Judge Denies Plaintiff’s Motion for Partial Judgment in FDCPA Letter Case

Would a least sophisticated consumer understand — when reading a collection letter related to the collection of a deficiency balance on her car loan — that the debt is a “consumer debt” as defined by the Fair Debt Collection Practices Act? A District Court judge in Arizona thinks the answer to the question is yes and has denied a plaintiff’s motion for partial judgment on the pleadings after the plaintiff accused the defendant of allegedly violating the FDCPA through what it said in that collection letter.

A copy of the ruling in the case of Uvaldo v. Germaine Law Office can be accessed by clicking here.

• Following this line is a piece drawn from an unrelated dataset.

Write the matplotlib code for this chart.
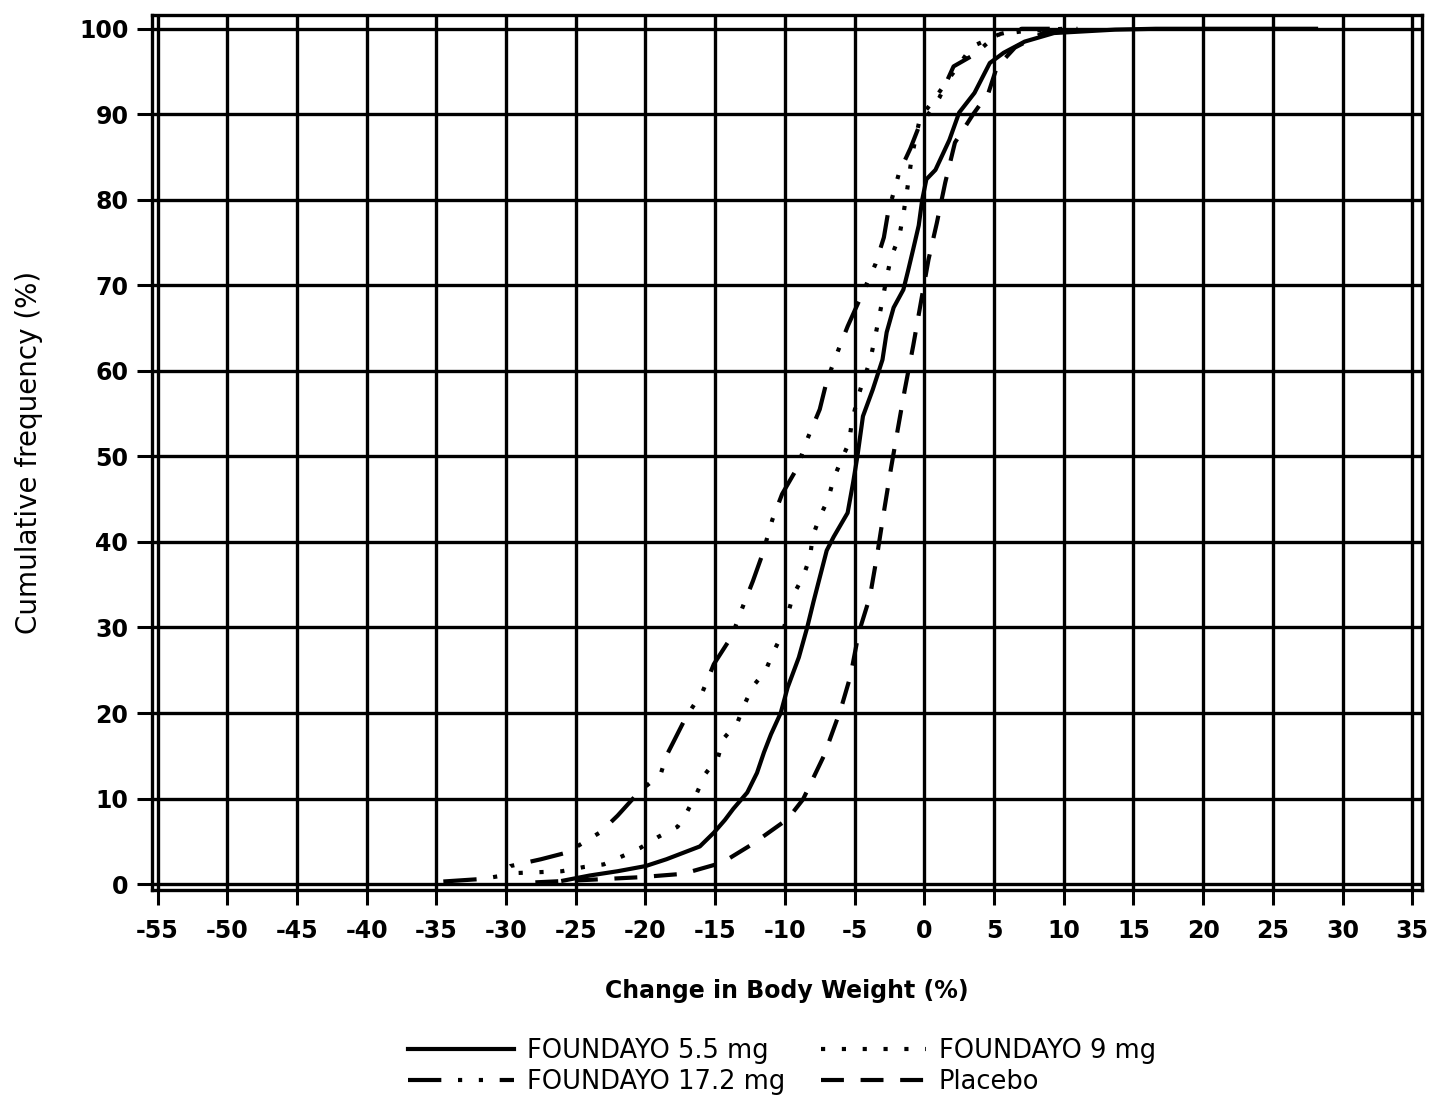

The plaintiff defaulted on her car loan, and the vehicle was repossessed and sold at auction. After applying the proceeds of the sale to the unpaid balance, the creditor was still owed nearly $6,000 and hired the defendant to collect on the unpaid debt. The defendant sent the plaintiff a collection letter that included the following statement: “If the indebtedness identified in our correspondence to you constitutes a ‘consumer debt,’ in accordance with the Fair Debt Collection Practice[s] Act, we make the following notices/statements to you.” The plaintiff claims the language violates Section 1692e of the FDCPA by making a false or misleading statement.

But Judge John Tuchi of the District Court for the District of Arizona has more faith in consumers than the plaintiff does.

“To find that a car purchaser does not know she is a consumer, as Plaintiff asks the Court to do, would be to apply a standard below unsophisticated,” Judge Tuchi wrote in his ruling.

The plaintiff also claimed that another statement in the letter violated Section 1692g(b) of the FDCPA by overshadowing the 30-day validation period. That statement — “Please give this matter your immediate attention by contacting our office upon your receipt of this notice” demanded payment before the 30-day window had passed, the plaintiff claimed. But attention is not the same as money, Judge Tuchi wrote.

“Even when the least sophisticated debtor standard is applied, the letter cannot reasonably be read to demand immediate payment where the letter notifies Plaintiff, twice, of the 30-day waiting and verification period,” he said in denying the motion.